Metáfora que es, al mismo tiempo, un emblema —mezcla heráldi­ca de imagen y palabra («mancha de tinta impresa en el vacío»)— de Saer escribiendo para rememorar. Quizá ese «Maître corbeau là-haut perché» sea la figura enigmática y vigilante, aterradora e inanimada, de esa pulsión dramatizada que gobierna el diseño de La grande y que obliga, más que a leer, a contemplar el texto mientras trabaja hacia «lo neutro y lo mudo», hacia la muerte.
                                                                                                       2006
 
(Del libro: Desplazamientos necesarios,
Eduner, 2020)
 
Nora Catelli
 
 
Nora Catelli nació en Rosario, en 1946. Profesora en Letras por la Universidad Nacional de Rosario y Doctora en Filología Hispánica por la Universidad de Barcelona.
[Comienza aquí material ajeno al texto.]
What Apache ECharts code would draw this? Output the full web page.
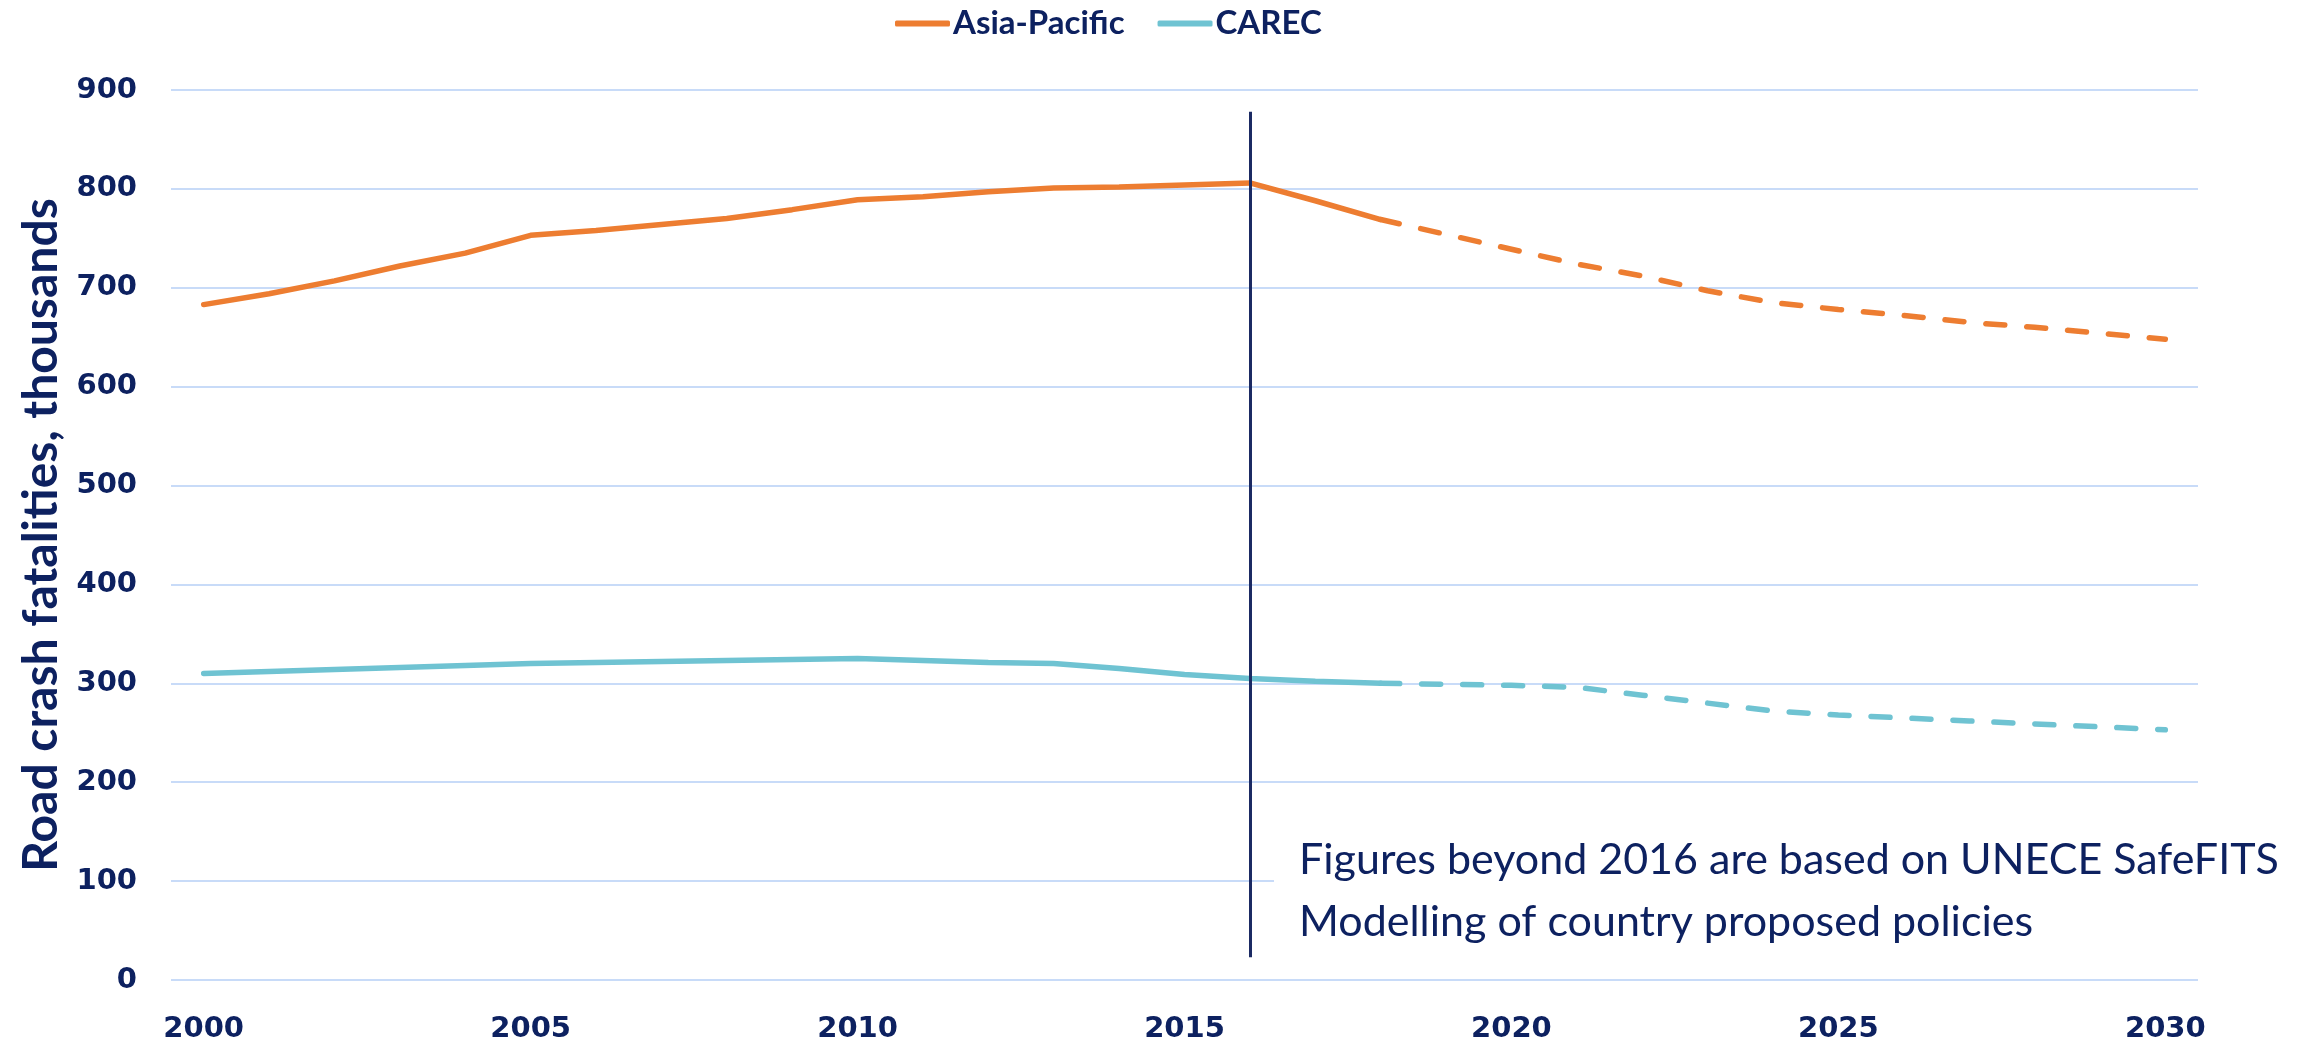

Desde 1975 vive en Barcelona, en cuya Universidad fue profesora de Teoría Literaria y Literatura Comparada hasta su jubilación en 2016.  Posee una extensa trayectoria en el ámbito académico y editorial, y en el de la crítica en importantes medios, entre ellos La Vanguardia y El páis, de España; y Punto de vista y Diario de poesía, de Argentina. Es autora de El espacio autobiográfico (Lumen, 1991), El tabaco que fumaba Plinio. Escenas de la traducción en España y América: relatos, leyes y reflexiones sobre los otros (en colaboración con Marietta Gargatagli, Ediciones del Serbal, 1998), Testimonios tangibles. Pasión y extinción de la lectura en la literatura moderna (XXIX Premio Anagrama de Ensayo, Anagrama, 2001), En la era de la intimidad. Seguido de El espacio autobiográfico (Beatriz Viterbo, 2007), Juan Benet. Literatura y guerra (Libros de la Resistencia, 2015), Desplazamientos necesarios. Lecturas de literatura argentina (EDUNER, 2020) y Retornos y usos de La tarea del traductor: Walter Benjamin, Paul de Man, Antoine Berman (en prensa).